One Month Stock Market Forecast March, 2018:  0.5% gain ( near average)
6 Month Stock Market Forecast March thru August, 2018: 3% (a little below average)
Probability of at least Breaking Even:  0.43 to 0.92 (above average, but a wide range)
What am I doing? Staying fully invested, but realizing stock melt-ups end.


(Click on image to enlarge.)
January and February marked the return of volatility to the U.S. stock market.  January was incredibly good, and February had a nasty market correction with a sharp recovery in the later part of the month — none the less resulting in a loss of about 4% for the month. Right now the stock market is pretty close to where it was as at the end of last December.

According to my models, the U.S. stock market has performed somewhat better than expected  — exuberance and optimism have dominated action spurred on by real world expectations of high corporate profits stemming from huge cuts in tax rates, and massive increases planned for federal deficit spending.  It is quite an economic party. Might as well enjoy it.  My personal guess is that it will run another year or two, probably blooming into a true bubble.

(The rest of this post is boring.  Feel free to ignore it. It is just rant and opinion rather than proven math.  Have a nice month.)

We all know that eventually reality will settle in to stock market prices.  This stock market party is going to end — abruptly. Most all widely accepted metrics say the market is over priced. The Federal Reserve will raise interest rates enough to bring the party to a close.  (It usually takes about a 3% rise in interest rates. The increase has to be swift.)

As it is supposed to, the Federal Reserve, in time, will “take away the punch bowl” from the party.  There will be a classic rush to the exits. All of the Greater Fools will end up in the drunk tank. 
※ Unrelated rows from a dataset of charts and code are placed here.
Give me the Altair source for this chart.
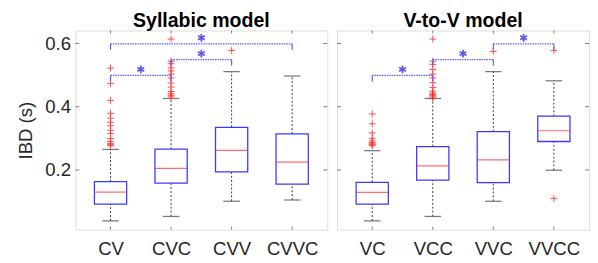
import altair as alt
import pandas as pd

# ---------------- data ----------------
syl_cats = ["CV", "CVC", "CVV", "CVVC"]
syl_low = [0.039, 0.053, 0.101, 0.105]
syl_q1 = [0.092, 0.158, 0.194, 0.155]
syl_med = [0.130, 0.205, 0.262, 0.225]
syl_q3 = [0.163, 0.266, 0.335, 0.314]
syl_high = [0.265, 0.426, 0.511, 0.497]
syl_out = {
    "CV": [0.522, 0.474, 0.420, 0.379, 0.364, 0.351, 0.340, 0.326, 0.315, 0.299, 0.290, 0.284, 0.280, 0.277],
    "CVC": [0.614, 0.544, 0.536, 0.523, 0.513, 0.503, 0.491, 0.475, 0.462, 0.448, 0.441, 0.436, 0.431],
    "CVV": [0.578],
    "CVVC": [],
}
syl_br_from = [0, 1, 0]
syl_br_to = [1, 2, 3]
syl_br_y = [0.499, 0.549, 0.599]

vv_cats = ["VC", "VCC", "VVC", "VVCC"]
vv_low = [0.039, 0.053, 0.101, 0.199]
vv_q1 = [0.092, 0.168, 0.160, 0.290]
vv_med = [0.129, 0.213, 0.232, 0.324]
vv_q3 = [0.161, 0.274, 0.321, 0.370]
vv_high = [0.261, 0.426, 0.511, 0.482]
vv_out = {
    "VC": [0.377, 0.346, 0.317, 0.300, 0.292, 0.287, 0.283, 0.280, 0.277],
    "VCC": [0.614, 0.544, 0.534, 0.518, 0.503, 0.491, 0.476, 0.461, 0.449, 0.443, 0.439, 0.435, 0.431, 0.427],
    "VVC": [0.575],
    "VVCC": [0.578, 0.110],
}
vv_br_from = [0, 1, 2]
vv_br_to = [1, 2, 3]
vv_br_y = [0.499, 0.549, 0.599]

bracket_drop = 0.019
star_lift = 0.019
y_ticks = [0.2, 0.4, 0.6]
y_domain = [0.011, 0.641]

FONT = "Liberation Sans"
W, H = 258, 204


def panel(title, cats, low, q1, med, q3, high, outs, bf, bt, by, show_y):
    idx = list(range(len(cats)))
    stats = pd.DataFrame({"i": idx, "low": low, "q1": q1, "med": med, "q3": q3, "high": high})
    orows = [{"i": cats.index(c), "v": v} for c in cats for v in outs[c]]
    odf = pd.DataFrame(orows if orows else [{"i": 0, "v": None}])
    br = pd.DataFrame({"a": bf, "b": bt, "y": by})
    br["ylow"] = br["y"] - bracket_drop
    br["mid"] = (br["a"] + br["b"]) / 2
    br["ys"] = br["y"] + star_lift
    ends = pd.DataFrame(
        [{"x": r.a, "y": r.y, "ylow": r.ylow} for r in br.itertuples()]
        + [{"x": r.b, "y": r.y, "ylow": r.ylow} for r in br.itertuples()]
    )

    label_expr = "[" + ",".join("'%s'" % c for c in cats) + "][datum.value]"
    xscale = alt.Scale(domain=[-0.5, len(cats) - 0.5], nice=False, zero=False)
    yscale = alt.Scale(domain=y_domain, nice=False, zero=False)
    xaxis = alt.Axis(values=idx, labelExpr=label_expr, title=None, grid=False, ticks=False,
                     domain=False, labelFontSize=19, labelFont=FONT, labelColor="#262626",
                     labelPadding=10, labelFlush=False)
    if show_y:
        yaxis = alt.Axis(values=y_ticks, title="IBD (s)", grid=False, ticks=False, domain=False,
                         labelFontSize=19, labelFont=FONT, labelColor="#262626", labelPadding=5,
                         titleFontSize=19, titleFont=FONT, titleFontWeight="normal",
                         titleColor="#262626", titlePadding=10, format=".1f")
    else:
        yaxis = None

    X = alt.X("i:Q", scale=xscale, axis=xaxis)
    base = alt.Chart(stats)

    whisk_lo = base.mark_rule(color="#333333", strokeDash=[2, 2], strokeWidth=1).encode(
        x=X, y=alt.Y("low:Q", scale=yscale, axis=yaxis), y2="q1:Q")
    whisk_hi = base.mark_rule(color="#333333", strokeDash=[2, 2], strokeWidth=1).encode(
        x="i:Q", y="q3:Q", y2="high:Q")
    cap_lo = base.mark_tick(orient="horizontal", size=17, thickness=1.3, color="#444444").encode(
        x="i:Q", y="low:Q")
    cap_hi = base.mark_tick(orient="horizontal", size=17, thickness=1.3, color="#444444").encode(
        x="i:Q", y="high:Q")
    box = base.mark_bar(size=33, fillOpacity=0, stroke="#3a3aff", strokeWidth=1.3).encode(
        x="i:Q", y="q1:Q", y2="q3:Q")
    median = base.mark_tick(orient="horizontal", size=33, thickness=1.2, color="#ff3030").encode(
        x="i:Q", y="med:Q")
    outl = alt.Chart(odf).mark_point(shape="M-1,0L1,0M0,-1L0,1", size=49, filled=False,
                                     stroke="#ff2a2a", strokeWidth=1, opacity=0.85).encode(
        x="i:Q", y="v:Q")

    br_h = alt.Chart(br).mark_rule(color="#5a5aff", strokeDash=[1.5, 1], strokeWidth=1.2).encode(
        x="a:Q", x2="b:Q", y="y:Q")
    br_v = alt.Chart(ends).mark_rule(color="#5a5aff", strokeWidth=1.2).encode(
        x="x:Q", y="y:Q", y2="ylow:Q")
    star = alt.Chart(br).mark_point(
        shape="M0,-1L0,1M-0.87,-0.5L0.87,0.5M-0.87,0.5L0.87,-0.5", size=64, filled=False,
        stroke="#1515e0", strokeWidth=1.8).encode(x="mid:Q", y="ys:Q")

    tdf = pd.DataFrame({"t": y_ticks})
    tick_l = alt.Chart(tdf).mark_rule(color="#777777").encode(
        y="t:Q", x=alt.value(0), x2=alt.value(4))
    tick_r = alt.Chart(tdf).mark_rule(color="#777777").encode(
        y="t:Q", x=alt.value(W - 4), x2=alt.value(W))
    xdf = pd.DataFrame({"i": idx})
    tick_t = alt.Chart(xdf).mark_rule(color="#777777").encode(
        x="i:Q", y=alt.value(0), y2=alt.value(3))
    tick_b = alt.Chart(xdf).mark_rule(color="#777777").encode(
        x="i:Q", y=alt.value(H - 3), y2=alt.value(H))

    return alt.layer(
        whisk_lo, whisk_hi, cap_lo, cap_hi, box, median, outl,
        br_h, br_v, star, tick_l, tick_r, tick_t, tick_b,
    ).properties(
        width=W, height=H,
        title=alt.TitleParams(title, fontSize=20, font=FONT, fontWeight="bold", color="#000000",
                              offset=-1, anchor="middle"),
    )


left = panel("Syllabic model", syl_cats, syl_low, syl_q1, syl_med, syl_q3, syl_high, syl_out,
             syl_br_from, syl_br_to, syl_br_y, True)
right = panel("V-to-V model", vv_cats, vv_low, vv_q1, vv_med, vv_q3, vv_high, vv_out,
              vv_br_from, vv_br_to, vv_br_y, False)

chart = alt.hconcat(left, right, spacing=8).properties(
    padding={"left": 8, "top": 0, "right": 0, "bottom": 0}
).configure_view(stroke="#8c8c8c", strokeWidth=1.2).configure(background="white")

chart.save("out.html", embed_options={"renderer": "svg", "actions": False})
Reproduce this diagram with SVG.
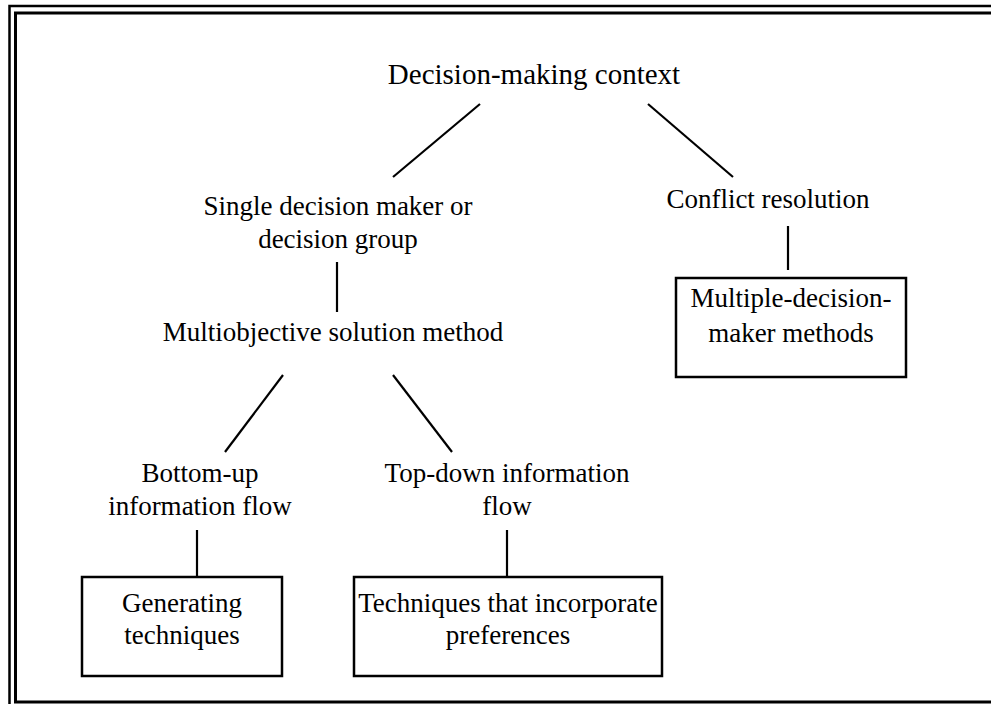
<svg xmlns="http://www.w3.org/2000/svg" width="991" height="704" viewBox="0 0 991 704">
<style>
text{font-family:"Liberation Serif","Times New Roman",serif;font-size:27px;fill:#000;text-anchor:middle}
.ln{stroke:#000;stroke-width:2.2;fill:none}
.box{stroke:#000;stroke-width:2.5;fill:#fff}
.frame{stroke:#000;fill:none}
</style>
<rect width="991" height="704" fill="#fff"/>
<g id="frame">
<path class="frame" stroke-width="2.5" d="M991,6 H9.5 V704"/>
<path class="frame" stroke-width="3" d="M991,13 H15.5 V702 H991"/>
</g>
<g id="connectors">
<line class="ln" x1="480" y1="104" x2="393" y2="177"/>
<line class="ln" x1="648" y1="104" x2="733" y2="177"/>
<line class="ln" x1="337" y1="262" x2="337" y2="312"/>
<line class="ln" x1="788" y1="226" x2="788" y2="270"/>
<line class="ln" x1="283" y1="375" x2="225" y2="452"/>
<line class="ln" x1="393" y1="375" x2="452" y2="452"/>
<line class="ln" x1="197" y1="530" x2="197" y2="577"/>
<line class="ln" x1="507" y1="530" x2="507" y2="577"/>
</g>
<g id="n-context"><text x="534" y="84" style="font-size:29px">Decision-making context</text></g>
<g id="n-single"><text x="338" y="215">Single decision maker or</text><text x="338" y="248">decision group</text></g>
<g id="n-conflict"><text x="768" y="208">Conflict resolution</text></g>
<g id="n-multiple"><rect class="box" x="676" y="278" width="230" height="99"/><text x="791" y="307">Multiple-decision-</text><text x="791" y="342">maker methods</text></g>
<g id="n-multiobj"><text x="333" y="341">Multiobjective solution method</text></g>
<g id="n-bottomup"><text x="200" y="482">Bottom-up</text><text x="200" y="515">information flow</text></g>
<g id="n-topdown"><text x="507" y="482">Top-down information</text><text x="507" y="515">flow</text></g>
<g id="n-generating"><rect class="box" x="82" y="577" width="200" height="99"/><text x="182" y="612">Generating</text><text x="182" y="644">techniques</text></g>
<g id="n-techniques"><rect class="box" x="354" y="577" width="308" height="99"/><text x="508" y="612">Techniques that incorporate</text><text x="508" y="644">preferences</text></g>
</svg>
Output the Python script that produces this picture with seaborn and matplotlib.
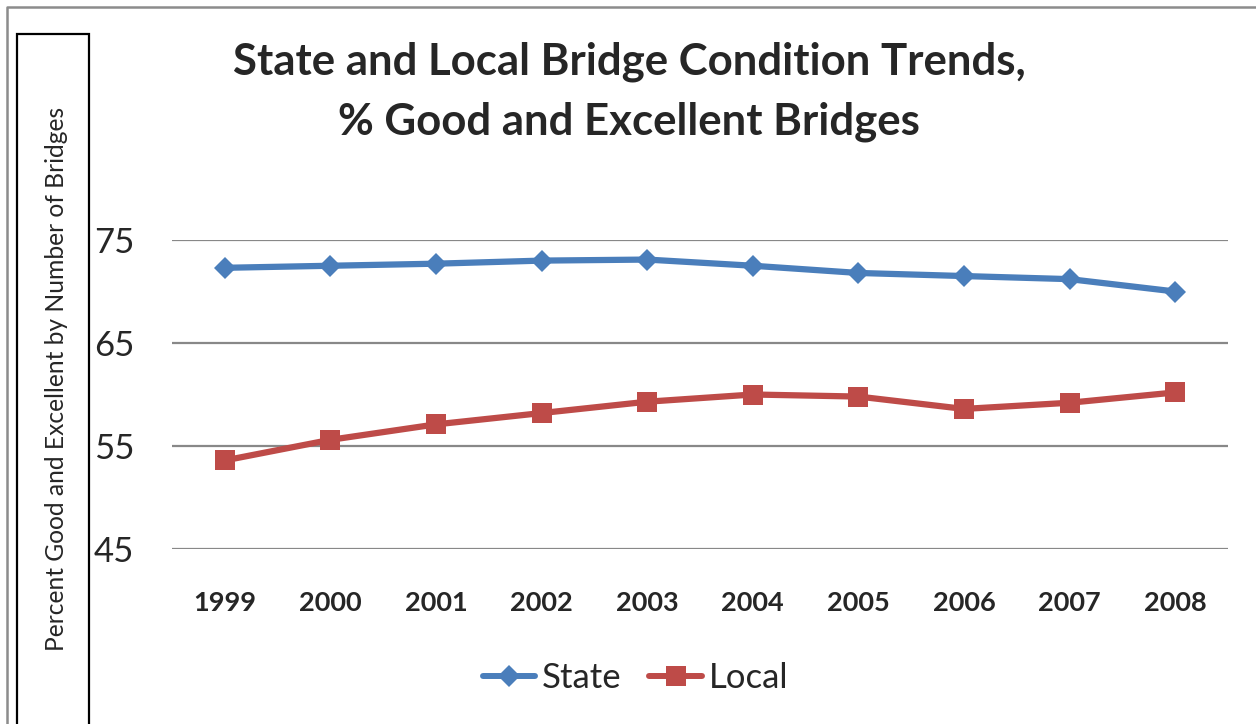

Currently, the Fed continues to raise interest rates very very slowly.  Unusually slowly.  It is a bit like the Fed Directors are saying: “Don’t worry. We are just raising the price of the punch a bit.  This party is really great and we aren’t trying to shut it down.”

The big question for me is not whether a stock market crash is coming in the next couple of years.  A crash WILL come.  Crash is what stock markets have done for hundreds of years. Every time.

The big question for me (and, no doubt, all three of my loyal readers) is whether my econometric models will have any success in predicting when the party will end with a crash?  Have the new factors of massive tax cuts and huge spending increases changed the rules?  Are we in a truly new situation that defies forecasting?

I think the models will hold up pretty well.

The essence of any stock market crash is getting enough people really, really, scared of a market Armageddon — at the same time.  It takes months and months for fear to accumulate to a terrifying level for enough people.  Until then, smaller groups of investors will have bouts of temporary jitters.  Particular market sectors will go through trauma resulting in increased overall volatility for the market.  

Counter intuitively, each time the overall stock market survives a shot of volatility, it builds faith in the investing public that the stock market can survive the next round of volatility.  Faith in “market momentum” is what ruins most investors during a market crash.  First, they hold on for dear life during a downturn believing that the market will quickly recover. Then, after capitulating and selling all their stock, they believe that momentum will keep sending the market lower and lower. They are losers who buy high and sell low. Believing in market “momentum” is a very dangerous thing — and the bogus basis of the astrology-like art of “Technical Analysis.”

My models have nothing to do with so-called market momentum.  They are all about a handful of economic statistics that have shown themselves for decades to lead the stock market by about 6 months.  Looked at closely, most have a high degree of “emotionality” — the forces that drive these measures can change dramatically in a short period of time. They say a lot about the people who developed them and who compile and adjust them. In one way or another, the majority of the indicators I use are influenced by the emotions of a reasonably large number of people.

So, I think the models will be OK.  We’ll all see in a year or two.